# Goal
Nothing beyond the line containing "ax = fig.add_axes([74/524, 1" is to be printed; print exactly each line from the start of the records below through that line, leaving out pictures.

(Dataset entries)
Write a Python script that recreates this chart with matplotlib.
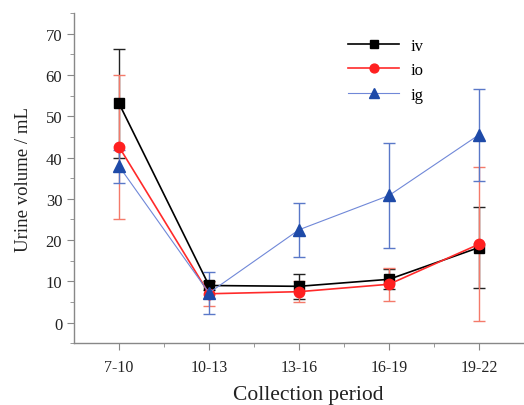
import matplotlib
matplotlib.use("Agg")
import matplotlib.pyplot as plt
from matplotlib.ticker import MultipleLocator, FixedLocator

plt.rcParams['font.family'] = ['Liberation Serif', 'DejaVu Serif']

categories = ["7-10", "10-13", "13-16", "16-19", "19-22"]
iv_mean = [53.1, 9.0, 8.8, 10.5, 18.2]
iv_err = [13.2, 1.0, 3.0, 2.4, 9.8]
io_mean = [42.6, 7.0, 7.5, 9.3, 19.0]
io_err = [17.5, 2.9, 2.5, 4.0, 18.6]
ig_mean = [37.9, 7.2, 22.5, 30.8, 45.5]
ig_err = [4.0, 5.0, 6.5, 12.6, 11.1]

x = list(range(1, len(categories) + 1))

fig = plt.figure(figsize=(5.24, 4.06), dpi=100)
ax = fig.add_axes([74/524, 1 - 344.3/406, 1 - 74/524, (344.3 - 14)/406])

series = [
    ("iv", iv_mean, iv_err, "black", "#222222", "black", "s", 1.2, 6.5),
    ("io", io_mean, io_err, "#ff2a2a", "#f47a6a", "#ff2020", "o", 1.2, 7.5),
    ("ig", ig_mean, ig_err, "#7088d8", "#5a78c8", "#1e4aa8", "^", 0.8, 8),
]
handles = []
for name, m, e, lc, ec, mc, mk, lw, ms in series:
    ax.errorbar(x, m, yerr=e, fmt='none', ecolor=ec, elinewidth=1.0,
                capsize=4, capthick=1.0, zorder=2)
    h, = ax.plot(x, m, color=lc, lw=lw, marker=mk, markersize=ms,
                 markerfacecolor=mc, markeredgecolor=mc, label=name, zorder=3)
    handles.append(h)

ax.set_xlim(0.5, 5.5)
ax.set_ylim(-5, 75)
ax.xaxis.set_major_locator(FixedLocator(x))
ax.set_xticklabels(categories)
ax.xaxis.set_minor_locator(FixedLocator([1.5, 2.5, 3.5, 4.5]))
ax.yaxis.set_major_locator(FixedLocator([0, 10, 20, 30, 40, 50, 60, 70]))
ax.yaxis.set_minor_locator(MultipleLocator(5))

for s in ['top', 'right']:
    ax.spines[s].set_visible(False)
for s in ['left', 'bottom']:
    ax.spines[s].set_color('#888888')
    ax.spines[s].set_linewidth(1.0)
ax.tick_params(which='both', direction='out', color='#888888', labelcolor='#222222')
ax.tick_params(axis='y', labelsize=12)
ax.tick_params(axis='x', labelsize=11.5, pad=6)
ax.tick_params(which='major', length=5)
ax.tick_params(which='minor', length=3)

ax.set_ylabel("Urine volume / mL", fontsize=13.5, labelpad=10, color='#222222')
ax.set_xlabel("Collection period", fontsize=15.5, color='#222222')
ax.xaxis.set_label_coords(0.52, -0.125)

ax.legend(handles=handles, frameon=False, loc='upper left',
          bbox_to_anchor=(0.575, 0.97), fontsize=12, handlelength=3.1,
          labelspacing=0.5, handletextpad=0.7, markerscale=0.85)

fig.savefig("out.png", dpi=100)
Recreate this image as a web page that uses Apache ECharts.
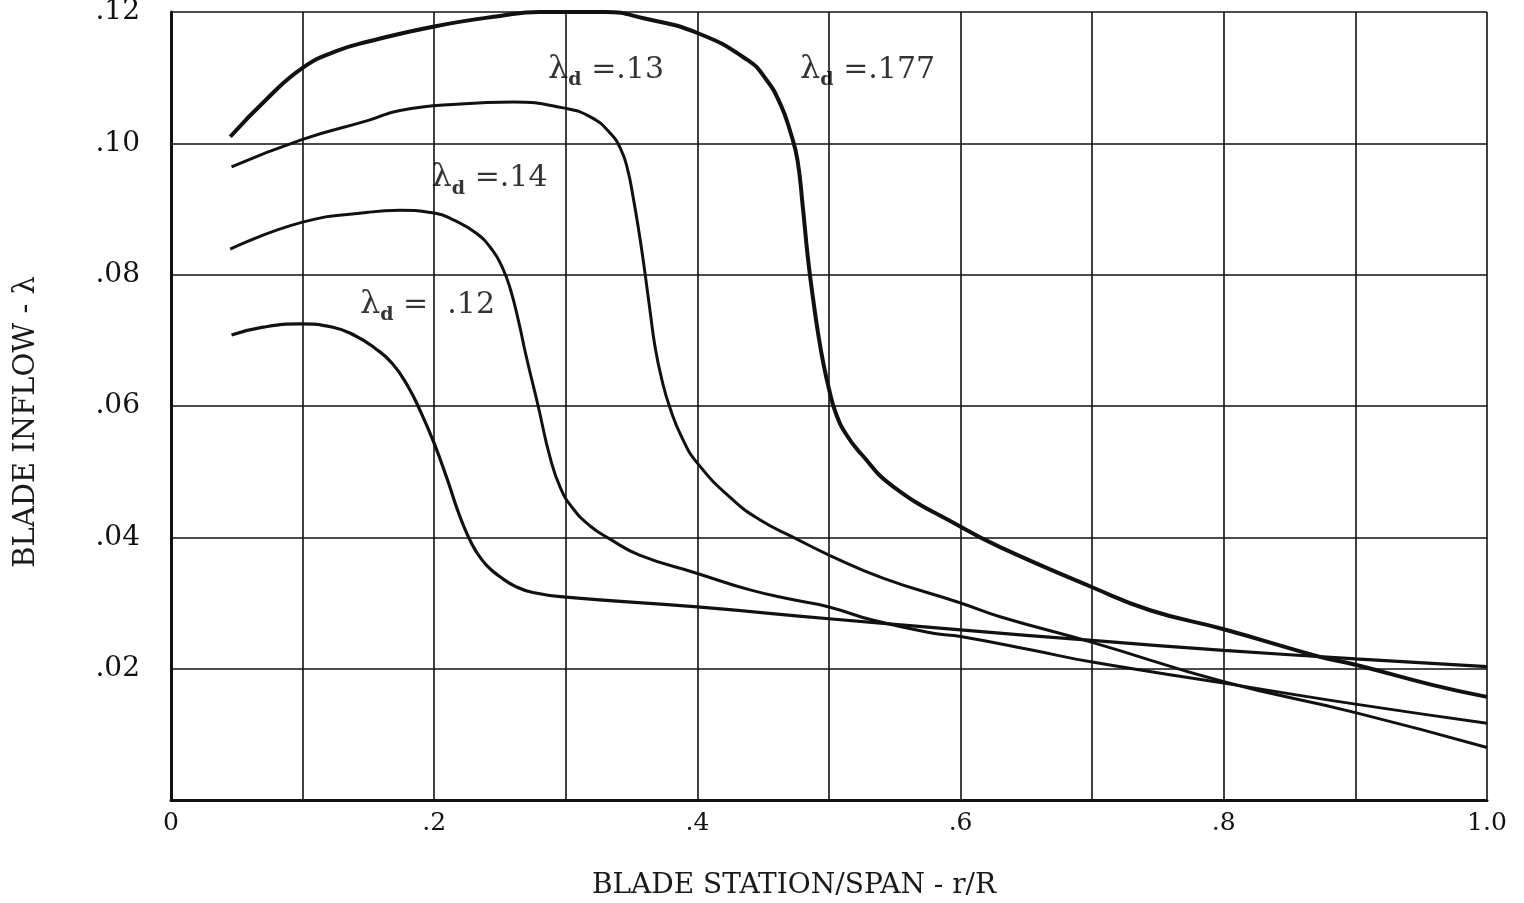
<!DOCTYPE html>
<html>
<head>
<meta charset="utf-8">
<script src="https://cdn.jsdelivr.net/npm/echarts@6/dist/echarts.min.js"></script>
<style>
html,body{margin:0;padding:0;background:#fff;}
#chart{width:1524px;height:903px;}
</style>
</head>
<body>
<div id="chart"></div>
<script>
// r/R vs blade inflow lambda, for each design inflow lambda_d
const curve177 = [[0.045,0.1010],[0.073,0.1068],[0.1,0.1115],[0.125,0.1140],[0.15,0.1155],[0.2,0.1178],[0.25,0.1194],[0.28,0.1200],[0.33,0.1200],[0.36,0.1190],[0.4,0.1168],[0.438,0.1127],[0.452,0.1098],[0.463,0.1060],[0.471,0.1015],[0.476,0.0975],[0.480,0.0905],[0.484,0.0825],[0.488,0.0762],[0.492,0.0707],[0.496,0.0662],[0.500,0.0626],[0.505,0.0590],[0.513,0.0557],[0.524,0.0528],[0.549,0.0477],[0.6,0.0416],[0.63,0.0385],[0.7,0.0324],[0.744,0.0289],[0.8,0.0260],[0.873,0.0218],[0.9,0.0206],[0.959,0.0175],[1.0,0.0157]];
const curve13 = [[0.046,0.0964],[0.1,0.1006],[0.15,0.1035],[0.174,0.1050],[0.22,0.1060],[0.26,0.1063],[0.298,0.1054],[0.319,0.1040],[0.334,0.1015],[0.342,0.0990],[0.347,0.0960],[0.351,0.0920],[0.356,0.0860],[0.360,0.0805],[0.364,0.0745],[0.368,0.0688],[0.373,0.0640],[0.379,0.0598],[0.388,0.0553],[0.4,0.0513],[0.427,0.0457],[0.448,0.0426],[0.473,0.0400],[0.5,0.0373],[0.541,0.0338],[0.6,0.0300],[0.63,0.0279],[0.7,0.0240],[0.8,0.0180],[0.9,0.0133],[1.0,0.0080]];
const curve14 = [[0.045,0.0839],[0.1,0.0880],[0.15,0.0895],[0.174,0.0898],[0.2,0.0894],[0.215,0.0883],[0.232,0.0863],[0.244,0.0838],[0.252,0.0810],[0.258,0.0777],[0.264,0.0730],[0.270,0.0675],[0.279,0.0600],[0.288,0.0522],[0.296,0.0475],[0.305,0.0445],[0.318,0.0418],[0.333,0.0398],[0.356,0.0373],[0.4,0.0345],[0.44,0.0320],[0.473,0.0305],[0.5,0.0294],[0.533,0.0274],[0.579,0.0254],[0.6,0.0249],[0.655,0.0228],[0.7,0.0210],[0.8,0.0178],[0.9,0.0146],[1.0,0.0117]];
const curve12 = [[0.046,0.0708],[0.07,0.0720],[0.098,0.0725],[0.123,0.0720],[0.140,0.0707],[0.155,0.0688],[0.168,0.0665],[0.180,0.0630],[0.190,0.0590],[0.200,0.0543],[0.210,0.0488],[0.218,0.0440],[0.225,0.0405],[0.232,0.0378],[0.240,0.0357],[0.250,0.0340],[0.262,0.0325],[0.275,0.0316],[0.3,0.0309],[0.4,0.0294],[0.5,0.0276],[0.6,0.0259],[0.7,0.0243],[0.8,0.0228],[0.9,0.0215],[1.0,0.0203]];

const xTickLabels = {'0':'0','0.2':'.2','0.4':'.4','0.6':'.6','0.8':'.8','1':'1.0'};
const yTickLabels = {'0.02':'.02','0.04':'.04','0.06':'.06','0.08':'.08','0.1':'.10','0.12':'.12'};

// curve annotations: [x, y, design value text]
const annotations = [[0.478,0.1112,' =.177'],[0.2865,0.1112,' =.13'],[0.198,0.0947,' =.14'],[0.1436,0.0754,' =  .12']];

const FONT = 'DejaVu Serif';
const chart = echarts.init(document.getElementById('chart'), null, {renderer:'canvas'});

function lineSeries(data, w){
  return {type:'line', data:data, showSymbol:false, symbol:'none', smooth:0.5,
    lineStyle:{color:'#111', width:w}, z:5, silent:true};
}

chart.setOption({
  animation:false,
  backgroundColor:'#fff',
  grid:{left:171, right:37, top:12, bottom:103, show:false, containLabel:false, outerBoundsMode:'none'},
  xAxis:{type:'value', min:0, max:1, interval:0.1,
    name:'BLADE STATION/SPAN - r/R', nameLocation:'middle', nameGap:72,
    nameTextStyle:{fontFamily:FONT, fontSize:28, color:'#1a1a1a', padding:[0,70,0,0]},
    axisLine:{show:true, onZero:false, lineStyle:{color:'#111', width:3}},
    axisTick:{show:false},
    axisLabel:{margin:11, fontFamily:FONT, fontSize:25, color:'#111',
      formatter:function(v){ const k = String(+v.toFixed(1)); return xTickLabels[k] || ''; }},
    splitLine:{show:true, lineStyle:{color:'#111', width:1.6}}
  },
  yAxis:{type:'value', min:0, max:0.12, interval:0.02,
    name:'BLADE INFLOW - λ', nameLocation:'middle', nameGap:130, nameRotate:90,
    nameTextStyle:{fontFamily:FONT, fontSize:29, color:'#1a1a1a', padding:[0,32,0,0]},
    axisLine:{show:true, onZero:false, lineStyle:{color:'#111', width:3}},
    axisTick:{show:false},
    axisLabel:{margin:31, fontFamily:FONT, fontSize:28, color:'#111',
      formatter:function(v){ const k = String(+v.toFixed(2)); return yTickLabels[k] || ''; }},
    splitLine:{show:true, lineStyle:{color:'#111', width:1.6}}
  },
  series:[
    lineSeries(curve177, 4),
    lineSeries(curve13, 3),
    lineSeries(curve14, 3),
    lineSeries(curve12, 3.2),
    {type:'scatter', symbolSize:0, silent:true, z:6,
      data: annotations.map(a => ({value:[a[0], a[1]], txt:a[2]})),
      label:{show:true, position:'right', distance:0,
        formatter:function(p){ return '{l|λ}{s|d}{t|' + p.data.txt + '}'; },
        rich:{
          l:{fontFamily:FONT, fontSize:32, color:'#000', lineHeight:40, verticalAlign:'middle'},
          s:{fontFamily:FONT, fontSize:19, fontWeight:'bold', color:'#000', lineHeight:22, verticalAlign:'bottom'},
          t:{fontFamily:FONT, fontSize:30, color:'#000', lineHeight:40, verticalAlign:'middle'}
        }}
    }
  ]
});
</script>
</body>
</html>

# Reply to the exercise
Write a Python script that recreates this chart with matplotlib.
import matplotlib
matplotlib.use("Agg")
import matplotlib.pyplot as plt
from matplotlib.ticker import MultipleLocator, FixedLocator

plt.rcParams['font.family'] = ['Liberation Serif', 'DejaVu Serif']

categories = ["7-10", "10-13", "13-16", "16-19", "19-22"]
iv_mean = [53.1, 9.0, 8.8, 10.5, 18.2]
iv_err = [13.2, 1.0, 3.0, 2.4, 9.8]
io_mean = [42.6, 7.0, 7.5, 9.3, 19.0]
io_err = [17.5, 2.9, 2.5, 4.0, 18.6]
ig_mean = [37.9, 7.2, 22.5, 30.8, 45.5]
ig_err = [4.0, 5.0, 6.5, 12.6, 11.1]

x = list(range(1, len(categories) + 1))

fig = plt.figure(figsize=(5.24, 4.06), dpi=100)
ax = fig.add_axes([74/524, 1 - 344.3/406, 1 - 74/524, (344.3 - 14)/406])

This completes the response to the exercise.